Ursprung und Bedeutung der Mahalle

Der Begriff „Mahalle“ hat seine Wurzeln im Arabischen und leitet sich von „hall“ ab, was so viel wie „herabsteigen“ oder „sich niederlassen“ bedeutet. In der klassischen Phase des Osmanischen Reichs bezeichnete der Begriff nicht nur einen Ort, an dem eine Gruppe von Menschen zusammenlebte, sondern auch eine Gemeinschaft, in der man sich gegenseitig verpflichtet war. Die Mahalle war somit nicht bloß ein physischer Raum, sondern eine soziale Umgebung mit starker Verknüpfung zwischen den Bewohnern. Diese Definition zeigt die historische Bedeutung der Mahalle sowohl im Islam als auch in den osmanischen Städten auf.

Struktur und Eigenschaften der Mahalle

Bei der Betrachtung der Mahalle-Struktur fällt auf, dass die Bewohner meist gemeinsame Merkmale aufwiesen. Oft lebten Menschen mit derselben religiösen Zugehörigkeit – sei es muslimisch oder nicht-muslimisch – zusammen. Ebenso siedelten sich häufig Mitglieder derselben Berufsgruppe in einer Mahalle an. Ein anschauliches Beispiel dafür sind die Namen der Stadtteile, die sich oftmals aus dem Beruf ihrer Bewohner ableiteten. So erhielt beispielsweise das Viertel „Çıkrıkcılar“ in Ankara seinen Namen von den dort ansässigen Handwerkern, den Çıkrıkçı (Drechslern).

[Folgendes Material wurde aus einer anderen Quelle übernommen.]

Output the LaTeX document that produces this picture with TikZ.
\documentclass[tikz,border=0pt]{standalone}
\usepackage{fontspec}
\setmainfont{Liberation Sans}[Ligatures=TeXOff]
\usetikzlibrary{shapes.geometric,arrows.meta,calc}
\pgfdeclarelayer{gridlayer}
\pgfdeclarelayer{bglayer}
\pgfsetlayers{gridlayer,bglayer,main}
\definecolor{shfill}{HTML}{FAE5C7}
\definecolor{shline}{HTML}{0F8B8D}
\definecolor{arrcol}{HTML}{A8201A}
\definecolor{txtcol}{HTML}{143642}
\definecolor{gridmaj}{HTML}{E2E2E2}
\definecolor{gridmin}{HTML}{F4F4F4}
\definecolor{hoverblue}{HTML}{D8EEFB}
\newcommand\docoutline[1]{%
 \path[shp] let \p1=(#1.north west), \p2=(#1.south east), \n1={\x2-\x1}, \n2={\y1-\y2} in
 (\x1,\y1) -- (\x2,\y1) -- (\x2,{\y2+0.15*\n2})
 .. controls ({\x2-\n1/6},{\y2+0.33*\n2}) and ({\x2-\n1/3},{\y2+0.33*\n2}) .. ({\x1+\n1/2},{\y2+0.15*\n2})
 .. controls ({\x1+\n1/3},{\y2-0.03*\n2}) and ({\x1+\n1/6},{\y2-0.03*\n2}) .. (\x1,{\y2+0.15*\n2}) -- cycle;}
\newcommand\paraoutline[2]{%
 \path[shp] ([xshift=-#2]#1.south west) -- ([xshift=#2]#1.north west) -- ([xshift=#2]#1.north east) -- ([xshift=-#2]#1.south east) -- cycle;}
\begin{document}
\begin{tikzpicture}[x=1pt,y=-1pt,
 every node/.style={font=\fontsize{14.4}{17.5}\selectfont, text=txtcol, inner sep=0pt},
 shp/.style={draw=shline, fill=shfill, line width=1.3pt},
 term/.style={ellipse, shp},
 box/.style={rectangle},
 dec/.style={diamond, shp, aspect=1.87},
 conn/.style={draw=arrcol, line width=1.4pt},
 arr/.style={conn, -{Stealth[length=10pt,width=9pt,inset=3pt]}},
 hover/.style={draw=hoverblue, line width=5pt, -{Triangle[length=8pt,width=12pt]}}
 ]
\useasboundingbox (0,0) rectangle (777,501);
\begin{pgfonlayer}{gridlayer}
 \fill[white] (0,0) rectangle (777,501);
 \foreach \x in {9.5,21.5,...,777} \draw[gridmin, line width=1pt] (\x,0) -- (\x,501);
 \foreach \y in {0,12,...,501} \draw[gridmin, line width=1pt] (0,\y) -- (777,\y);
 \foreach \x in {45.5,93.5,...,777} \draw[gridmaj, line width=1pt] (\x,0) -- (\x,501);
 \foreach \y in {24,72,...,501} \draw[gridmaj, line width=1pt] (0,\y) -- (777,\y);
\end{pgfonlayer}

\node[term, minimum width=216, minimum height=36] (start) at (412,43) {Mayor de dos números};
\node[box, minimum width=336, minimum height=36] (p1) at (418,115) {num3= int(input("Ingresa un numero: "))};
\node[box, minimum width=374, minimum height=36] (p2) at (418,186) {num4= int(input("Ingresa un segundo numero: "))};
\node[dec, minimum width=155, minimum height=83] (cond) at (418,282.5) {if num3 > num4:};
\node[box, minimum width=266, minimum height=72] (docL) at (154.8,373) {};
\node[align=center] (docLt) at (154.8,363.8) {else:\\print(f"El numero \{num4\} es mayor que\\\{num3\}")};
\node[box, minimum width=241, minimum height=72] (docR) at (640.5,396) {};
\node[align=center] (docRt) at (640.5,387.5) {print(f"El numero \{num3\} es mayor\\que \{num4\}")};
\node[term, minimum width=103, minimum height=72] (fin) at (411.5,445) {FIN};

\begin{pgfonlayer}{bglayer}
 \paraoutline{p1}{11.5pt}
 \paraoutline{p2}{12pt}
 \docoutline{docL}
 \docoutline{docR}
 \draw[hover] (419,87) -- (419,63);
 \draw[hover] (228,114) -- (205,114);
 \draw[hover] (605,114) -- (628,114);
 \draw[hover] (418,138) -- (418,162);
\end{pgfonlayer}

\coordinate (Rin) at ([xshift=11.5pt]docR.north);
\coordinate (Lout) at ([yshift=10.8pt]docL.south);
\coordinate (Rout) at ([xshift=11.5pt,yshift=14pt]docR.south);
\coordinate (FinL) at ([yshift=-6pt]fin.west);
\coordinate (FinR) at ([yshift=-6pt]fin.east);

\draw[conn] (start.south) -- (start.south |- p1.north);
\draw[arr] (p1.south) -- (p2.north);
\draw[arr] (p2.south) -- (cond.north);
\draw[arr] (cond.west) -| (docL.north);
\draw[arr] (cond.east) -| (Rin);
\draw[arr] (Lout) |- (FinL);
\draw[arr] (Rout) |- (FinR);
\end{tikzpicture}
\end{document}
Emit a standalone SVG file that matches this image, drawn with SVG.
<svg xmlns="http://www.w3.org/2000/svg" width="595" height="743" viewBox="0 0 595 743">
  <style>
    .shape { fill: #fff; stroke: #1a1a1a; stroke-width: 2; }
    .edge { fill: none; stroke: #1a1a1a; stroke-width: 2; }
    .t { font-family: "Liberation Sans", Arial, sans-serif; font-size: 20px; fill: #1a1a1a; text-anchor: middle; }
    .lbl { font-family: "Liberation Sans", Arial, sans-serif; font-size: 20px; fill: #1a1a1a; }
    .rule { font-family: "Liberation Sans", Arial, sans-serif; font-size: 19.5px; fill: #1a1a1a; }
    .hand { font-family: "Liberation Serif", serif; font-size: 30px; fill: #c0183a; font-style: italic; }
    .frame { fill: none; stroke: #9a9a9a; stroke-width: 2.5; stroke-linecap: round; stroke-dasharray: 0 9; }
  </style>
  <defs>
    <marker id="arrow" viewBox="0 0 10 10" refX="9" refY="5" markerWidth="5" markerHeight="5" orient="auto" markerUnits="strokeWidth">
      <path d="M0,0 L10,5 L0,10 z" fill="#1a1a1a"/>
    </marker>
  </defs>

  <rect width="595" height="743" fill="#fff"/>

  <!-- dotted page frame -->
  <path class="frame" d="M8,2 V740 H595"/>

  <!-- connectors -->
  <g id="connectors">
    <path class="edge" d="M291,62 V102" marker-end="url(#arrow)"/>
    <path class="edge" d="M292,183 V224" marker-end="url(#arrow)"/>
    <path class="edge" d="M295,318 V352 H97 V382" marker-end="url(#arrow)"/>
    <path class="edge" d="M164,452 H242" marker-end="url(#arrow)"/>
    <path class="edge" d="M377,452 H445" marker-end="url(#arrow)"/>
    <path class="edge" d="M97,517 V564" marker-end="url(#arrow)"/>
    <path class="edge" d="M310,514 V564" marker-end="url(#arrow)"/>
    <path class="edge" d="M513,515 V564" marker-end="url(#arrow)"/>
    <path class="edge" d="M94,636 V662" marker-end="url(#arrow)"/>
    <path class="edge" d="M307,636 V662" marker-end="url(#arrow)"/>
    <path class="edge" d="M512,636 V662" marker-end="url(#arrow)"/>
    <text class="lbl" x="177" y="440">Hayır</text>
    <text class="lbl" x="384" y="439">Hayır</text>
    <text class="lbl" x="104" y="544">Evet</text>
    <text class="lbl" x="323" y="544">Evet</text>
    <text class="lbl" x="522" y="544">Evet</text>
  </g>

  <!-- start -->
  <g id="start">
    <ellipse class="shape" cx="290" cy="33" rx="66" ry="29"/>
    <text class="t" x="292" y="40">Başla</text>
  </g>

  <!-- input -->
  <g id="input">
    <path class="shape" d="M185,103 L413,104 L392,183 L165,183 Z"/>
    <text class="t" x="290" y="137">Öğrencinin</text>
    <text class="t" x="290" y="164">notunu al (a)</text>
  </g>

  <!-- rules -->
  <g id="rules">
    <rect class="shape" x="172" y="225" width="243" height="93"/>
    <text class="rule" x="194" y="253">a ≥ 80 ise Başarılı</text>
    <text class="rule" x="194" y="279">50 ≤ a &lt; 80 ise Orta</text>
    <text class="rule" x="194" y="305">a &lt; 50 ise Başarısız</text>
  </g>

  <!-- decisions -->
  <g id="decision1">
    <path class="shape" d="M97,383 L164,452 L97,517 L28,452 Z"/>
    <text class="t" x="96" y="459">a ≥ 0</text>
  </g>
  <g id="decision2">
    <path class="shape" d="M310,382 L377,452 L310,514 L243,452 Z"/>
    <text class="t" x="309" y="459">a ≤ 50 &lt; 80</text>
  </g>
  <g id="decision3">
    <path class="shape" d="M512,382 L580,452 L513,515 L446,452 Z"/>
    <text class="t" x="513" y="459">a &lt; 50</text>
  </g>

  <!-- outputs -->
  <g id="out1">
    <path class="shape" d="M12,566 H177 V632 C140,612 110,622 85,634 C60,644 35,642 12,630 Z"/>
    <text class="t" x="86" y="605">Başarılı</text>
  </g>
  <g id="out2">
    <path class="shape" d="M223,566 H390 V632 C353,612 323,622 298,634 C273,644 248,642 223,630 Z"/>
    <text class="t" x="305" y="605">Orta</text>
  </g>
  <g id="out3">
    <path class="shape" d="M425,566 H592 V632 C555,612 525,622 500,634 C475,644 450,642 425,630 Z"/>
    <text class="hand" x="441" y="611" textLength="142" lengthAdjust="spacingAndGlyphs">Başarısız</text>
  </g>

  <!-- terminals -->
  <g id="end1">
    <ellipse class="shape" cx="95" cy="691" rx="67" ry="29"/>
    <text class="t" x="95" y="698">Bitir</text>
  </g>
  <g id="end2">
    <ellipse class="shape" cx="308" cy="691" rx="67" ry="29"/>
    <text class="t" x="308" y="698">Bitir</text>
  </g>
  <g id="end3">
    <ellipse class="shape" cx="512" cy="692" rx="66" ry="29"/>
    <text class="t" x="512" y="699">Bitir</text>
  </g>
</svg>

Ein weiteres Merkmal war die Rolle von Gebäuden wie Moscheen, Gebetshäusern und ähnlichen Einrichtungen. Diese Bauten wurden oft nach Stiftern oder wichtigen Persönlichkeiten benannt und prägten so auch die Namen ganzer Nachbarschaften, wie etwa Fatih und Sultanahmet in der historischen Altstadt Istanbuls.

Gemeinschaft, Vielfalt und Mobilität

Obwohl die Bewohner einer Mahalle oft einem ähnlichen sozialen Umfeld angehörten, führte dies nicht zwangsläufig zu einer strikten gesellschaftlichen Trennung. Historische Dokumente zeigen beispielsweise, dass muslimische Hauseigentümer ihre Immobilien an Nicht-Muslime verkauften. Zudem waren Mahalle keineswegs statisch. So finden sich in osmanischen Akten Belege für Mieter sowie Menschen, die von einer Mahalle in eine andere umzogen. Dies verdeutlicht, dass eine Person, die in einer Mahalle geboren oder eingezogen war, das Recht hatte, unter bestimmten Voraussetzungen ihren Wohnort zu wechseln.

Zusammenfassend lässt sich sagen, dass die osmanischen Mahalle nicht nur Orte des Zusammenlebens, sondern vielmehr Keimzellen einer sozialen und kulturellen Struktur waren. Diese enge Nachbarschaftskultur hat sich über die Jahrhunderte gewandelt und ist heute weitgehend dem modernen Lebensstil gewichen – doch ihr Einfluss und ihre Bedeutung in der Geschichte bleiben prägend.